According to local media reports, Ron DeSantis, the governor of Florida has signed a bill seeking to restrict the use of central bank digital currencies (CBDCs) in the state. Reportedly, the governor urged state lawmakers in March to draft the bill.
Sources reveal that the bill the governor signed introduced changes to the state’s current commercial code. It prohibits the use of a United States federal CBDC i.e. the digital Dollar “as money within Florida’s Uniform Commercial Code (UCC).”
Additionally, it bans the use of CBDCs issued by foreign governments. The lawmakers via this law also urge other states to use their commercial codes to institute similar prohibitions on the use of CBDC. The law takes effect on July 1.
At the signing ceremony for the bill, DeSantis said he was spurred into action by the U.S. President Joe Biden’s administration’s studies of the new financial technology. He added that the United States does not have a CBDC and there are no current plans to introduce one. Quoting him:
I don’t think they would have done that if they didn’t intend on implementing this. Were a U.S. CBDC to be issued, it would be a massive transfer of power from consumers to a central authority.
Further, DeSantis also opined that the potential introduction of a CBDC could prove to be a threat to cryptocurrencies. As per him, the government wants ”to crowd out and eliminate other types of digital assets like cryptocurrency because they can’t control that, so they don’t like that.”
Referring to a clause the proposed Article 12 of the UCC before state legislatures, DeSantis stated that the government started a movement among the states to add CBDC to their Uniform Commercial Codes even though that was pushed by a lot of powers that be to do that. He added:
We looked at that and said, ‘[…] We are not going to add the central bank digital currency to our commercial code,’ but we also said, ‘[…] We need to add protections for Floridians against this,’ and so we’ll put in the Uniform Commercial Code that CBDC is something we don’t recognize.
John Montague, a Florida-based lawyer, briefed the media that this bill suggests that CBDC transactions won’t be afforded the usual UCC protections. He added “The UCC can establish obligations and alter third-party rights, even without their direct contractual involvement. Florida has the authority to alter this definition.”
As the scope of CBDCs expand in recent times, lawmakers in the United States are intensely engaging in discussion related to it. On one hand, the Biden administration has developed policy objectives for a possible CBDC system in the U.S., with the Federal Reserve and Treasury Department both conducting research in the area, some lawmakers have consistently criticized the idea.
In a media interaction a few days ago, DeSantis had aggressively criticized the adoption of CBDCs. He highlighted the problems that a CBDC brings with itself including independence and the power to make financial decisions. He said that “Florida rejects the idea of a CBDC” and had hinted at legislation that could be on his desk within “the next couple of weeks,” referring to the newly signed law.

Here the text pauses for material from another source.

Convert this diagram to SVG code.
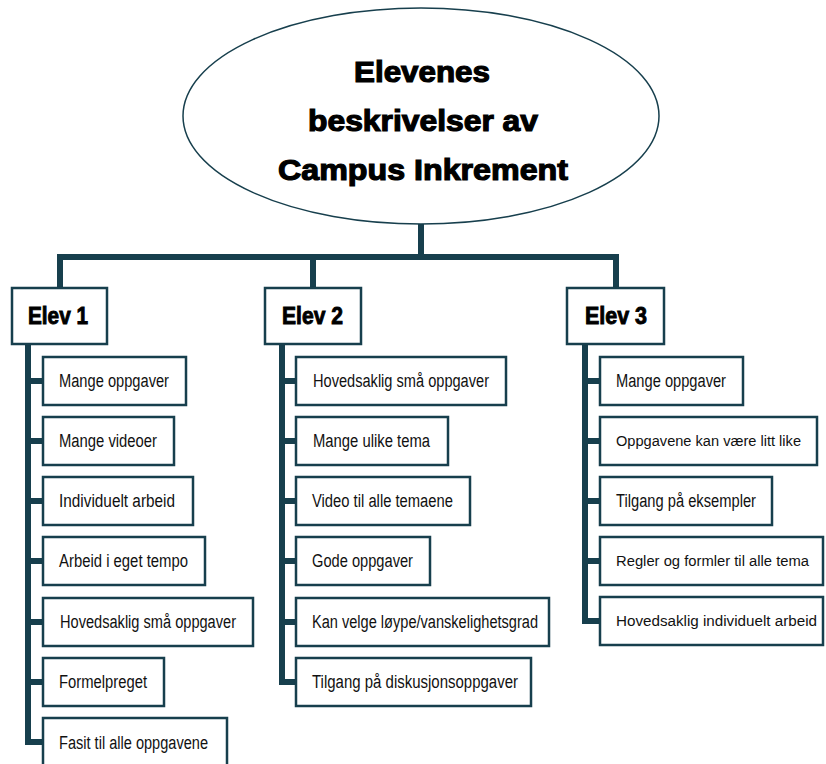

However, Florida is not the only state to completely stand against the adoption of CBDC in the state. A few days back, North Carolina’s House of Representatives unanimously passed a bill that seeks to prevent the state’s agencies and institutions from accepting payments in CBDCs. The bill also bans the state from participating in any pilot tests CBDCs.
Notably, considering the political divide, lawmakers in the US have always presented contradictory views on topics surrounding the legislation. However, in the case of CBDCs, there is some common ground even though it’s minimal from Democrats.